Blue Owl Workshop originally began as an online store with world-wide customer base. Known for its selection of raw denim, the store also curates a collection of items to complement the denim. Raw denim is high-quality fabric that is not meant to be washed for at least six months at a time, if ever at all during its lifetime. Raw denim starts out rough and stiff and wears to be smooth and soft over time. Some people buy a pair of raw denim jeans as their one and only pair, wearing them until full exhaustion.

“The denim we sell is a return to the origin of denim’s purpose of being a long-lasting durable material,” Store Operations Manager David Cannon said. “Of course, our cuts are more modern and our customers are typically shopping for fashion, but the ideas of high quality material and high quality manufacturing are central to everything we carry at Blue Owl.”

Cannon said that the return of the raw denim is part of this larger form of conscientious consumption. Once a consumer considers the details of the production, such as the sourcing of high quality cotton, development of innovative fabrics, and the sewing factories that pay living wages in metropolitan areas, the steep price for the jeans starts to make sense. One pair of jeans made of raw denim can last for years.

Seattle U’s Fashion Club co-president Ada Payne expressed her affinity for denim and appreciates how raw denim specifically has become a staple in both street style and in high-end fashion.

“I think denim is a great source of fashion because it is one of the most reusable and recyclable popular fabrics out there,” Payne said.

Fashion Club member Jordan Chan spoke to the way trends have an ebb and flow to them when it comes to what was popular in the past and if it’s worth bringing back for the vintage look and feel.

“It’s funny how fashion is a cycle because I remember in high school trying to procure the best fades on my jeans by soaking them and washing them at the beach,” said Chan.

Fashion Club is trying to create more awareness against the dangers of fast fashion and is looking to support brands that are moving in the right direction of reusable clothing and sustainability. Popular brands like Madewell have even implemented a policy where they give discounts to customers who bring in old jeans to be recycle.

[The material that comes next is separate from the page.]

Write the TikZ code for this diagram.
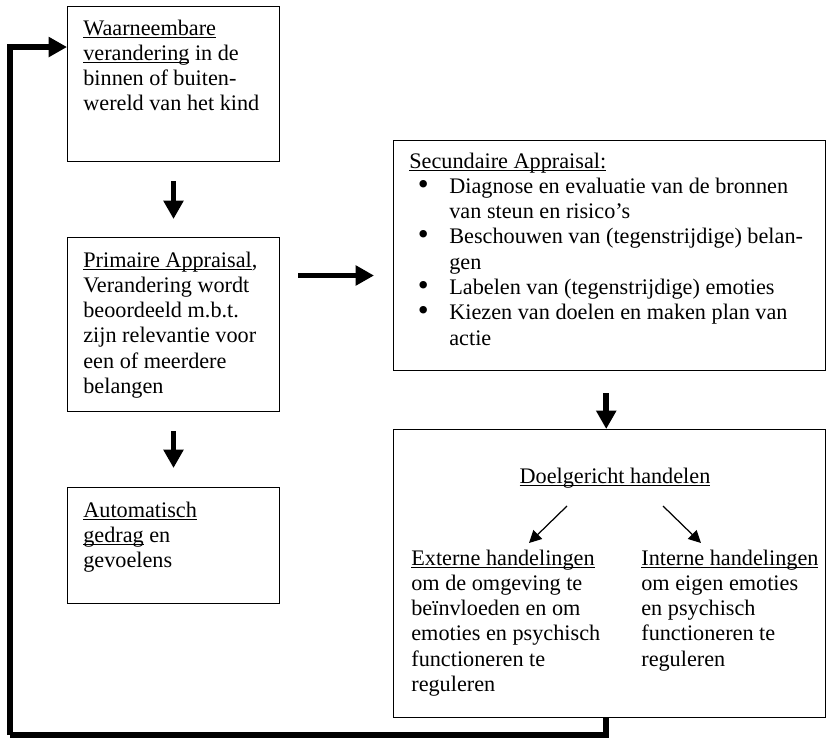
\documentclass[tikz,border=0pt]{standalone}
\usepackage{fontspec}
\setmainfont{Liberation Serif}
\usetikzlibrary{arrows.meta}

\newcommand{\onderlijn}[1]{\underline{\smash{#1}}}
\newcommand{\opsom}{\makebox[0.8cm][l]{\hspace{0.17cm}\raisebox{-0.6pt}{\scalebox{1.4}{\textbullet}}}}
\newcommand{\inspring}{\hspace*{0.8cm}}

\begin{document}
\begin{tikzpicture}[x=0.02cm, y=-0.02cm,
		kader/.style={draw, line width=0.6pt, anchor=north west, inner sep=0pt},
		tekst/.style={anchor=base west, align=left, inner sep=0pt,
			font=\fontsize{12.65}{14.4}\selectfont},
		dikpijl/.style={line width=3.2pt, -{Triangle[length=10.5pt, width=11pt]}},
		dunpijl/.style={line width=0.7pt, -{Triangle[length=7pt, width=7pt]}},
		terug/.style={line width=3.2pt}
	]
	\useasboundingbox (0,0) rectangle (827,737);
	
	% kaders
	\node[kader, minimum width=4.24cm, minimum height=3.10cm] (waarneem) at (67,6) {};
	\node[kader, minimum width=4.24cm, minimum height=3.48cm] (primair) at (67,237) {};
	\node[kader, minimum width=4.24cm, minimum height=2.32cm] (automat) at (67,487) {};
	\node[kader, minimum width=8.65cm, minimum height=4.60cm] (secund) at (393,140) {};
	\node[kader, minimum width=8.65cm, minimum height=5.76cm] (doel) at (393,429) {};
	
	% teksten (base west = basislijn van de laatste regel)
	\node[tekst] (waarneemtxt) at (83,110.9) {\onderlijn{Waarneembare}\\
		\onderlijn{verandering} in de\\
		binnen of buiten-\\
		wereld van het kind};
	\node[tekst] (primairtxt) at (83,393.5) {\onderlijn{Primaire Appraisal},\\
		Verandering wordt\\
		beoordeeld m.b.t.\\
		zijn relevantie voor\\
		een of meerdere\\
		belangen};
	\node[tekst] (automattxt) at (83,567.6) {\onderlijn{Automatisch}\\
		\onderlijn{gedrag} en\\
		gevoelens};
	\node[tekst] (secundtxt) at (409,345.1) {\onderlijn{Secundaire Appraisal:}\\
		\opsom Diagnose en evaluatie van de bronnen\\
		\inspring van steun en risico’s\\
		\opsom Beschouwen van (tegenstrijdige) belan-\\
		\inspring gen\\
		\opsom Labelen van (tegenstrijdige) emoties\\
		\opsom Kiezen van doelen en maken plan van\\
		\inspring actie};
	\node[tekst, anchor=base] (doelg) at (615,483) {\onderlijn{Doelgericht handelen}};
	\node[tekst] (extern) at (411,691.5) {\onderlijn{Externe handelingen}\\
		om de omgeving te\\
		beïnvloeden en om\\
		emoties en psychisch\\
		functioneren te\\
		reguleren};
	\node[tekst] (intern) at (641,666.2) {\onderlijn{Interne handelingen}\\
		om eigen emoties\\
		en psychisch\\
		functioneren te\\
		reguleren};
	
	% pijlen
	\draw[dikpijl, shorten <=0.38cm, shorten >=0.36cm] (waarneem.south) -- (primair.north);
	\draw[dikpijl, shorten <=0.38cm, shorten >=0.38cm] (primair.south) -- (automat.north);
	\draw[dikpijl, shorten <=0.36cm, shorten >=0.38cm]
		([yshift=-0.4cm]secund.west -| primair.east) -- ([yshift=-0.4cm]secund.west);
	\draw[dikpijl, shorten <=0.44cm] ([xshift=-0.07cm]secund.south) -- ([xshift=-0.07cm]doel.north);
	
	\draw[dunpijl] ([shift={(-48,23)}]doelg.base) -- ([shift={(118,-148.5)}]extern.base west);
	\draw[dunpijl] ([shift={(48,23)}]doelg.base) -- ([shift={(60,-123.2)}]intern.base west);
	
	% terugkoppeling
	\coordinate (hoek) at (10,735);
	\draw[terug] ([xshift=-0.075cm]doel.south) |- (hoek);
	\draw[dikpijl] (hoek) |- ([yshift=0.74cm]waarneem.west);
\end{tikzpicture}
\end{document}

“One of our main goals in Fashion Club is to deconstruct the idea of fast fashion in a creative, playful way. In other words, we think that clothing should be sustainable and creatively focused, rather than something that is used for a short amount of time only to be thrown into a landfill,” Payne said. “I think denim is a great example of a popular trend that happens to benefit the sustainability of the industry.”

Fashion Club member Benjamin Fuller warns against being caught up in trends like raw denim just for the sake of social capital.

“I think it’s important to identify what types of denim make you feel good, what season it is, and look for quality washes, fits, and fabrics,” said Fuller. “If you think raw denim looks nice, wear it. I probably would too, but don’t stop wearing your ripped jeans or light-washed vintage jeans because fashion said they weren’t current. Clothing should be fun and liberating, not confining.”